Lately, though… Well, lately, it’s all got a little bit more confusing.

Lately, I’ve started to feel a little, well… sorry for him. And that’s a bizarre feeling.

Let’s have a look at some of the things he’s said, either in person, or in interviews, or beamed onto a massive screen at Advertising Week Europe. He spoke at length about what advertisers were looking for nowadays, and how much things had changed – how agencies would "have to be more responsive, more agile, less bureaucratic, less layered, more principle driven, in the sense of driven by creative principle".

And, naturally, everyone cheered, just as they had when he first talked of a bath-tub recession, or created his first cross agency team, or stayed up all night buying Grey and called me a little shit at a cricket match. The genius was back, and the future of our industry had been determined. 

But I was left a little bemused. Rather than the visionary of old, it felt more like Sir Martin had turned into one of those tech-bros who punch the air at the launch of their ground-breaking decentralised communal urban loop travel pod system, only for a bunch of smartarses on Twitter to point out that they’d basically just invented the bus.

Sir Martin teleported into Advertising Week Europe, and purported to invent a business driven by creative thinking, that can react quickly and swiftly to client challenges, that can act as a genuine strategic partner, because it’s driven by what’s right rather than by its huge, overbearing processes, systems and overheads, and that spends its time making its clients’ businesses better rather than managing its own. An agency that focuses on knowing the right people, rather than owning all the right people: that focuses on integrating, rather than being integrated; on driving metrics, not its own margins. 

Now, I don’t want this to sound weird, but the fact is, Sir Martin "invented" Creature: a business that’s been designed, first and foremost, to make amazing things for our clients and partners, with profit as a (terribly lovely) side effect. And, frankly, about bloody time. (Somebody needed to, because nobody’s been paying any attention to me.)
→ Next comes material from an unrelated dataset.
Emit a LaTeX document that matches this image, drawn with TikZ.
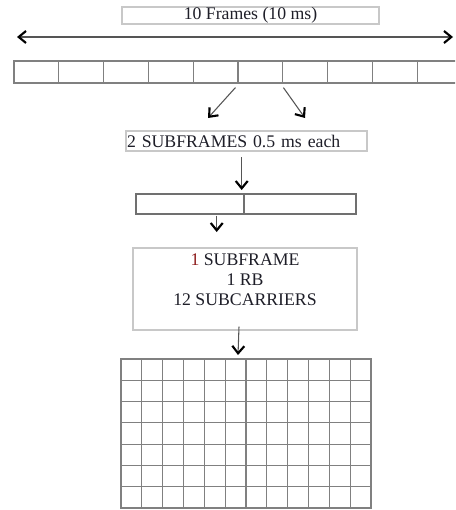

So here’s the thing: after 15 years of not necessarily seeing eye to eye – in fact, of often not looking at each other at all – Sir Martin and I are suddenly of one mind. The greatest advertising mind of our generation has confirmed that the future of advertising is the agency that Ben, Stu and I founded in 2011. How cool is THAT?! 

Well, pretty cool, obviously. Of course, the most exciting thing about the whole hullabaloo is that Sir Martin’s not done yet: he’s too fidgety, too restless, and too excited to stop. He’s got plans. And given where his current thinking seems to lie, in the spirit of generosity that often imbues the best independent agencies, I wanted to take this opportunity to break with tradition, and make HIM an offer. 

A couple of weeks of work experience: well, shadowing. (Let’s not get ahead of ourselves.) To see how it’s done. We’ll pay a Real Living Wage, obviously, and we’ve got more breakfast cereal and tea than we know what to do with – AND we still have drinks on a Friday. Let me know when you’re free, fella – it’ll be a lot of fun.

Dan Cullen-Shute is chief executive and co-founder of Creature of London.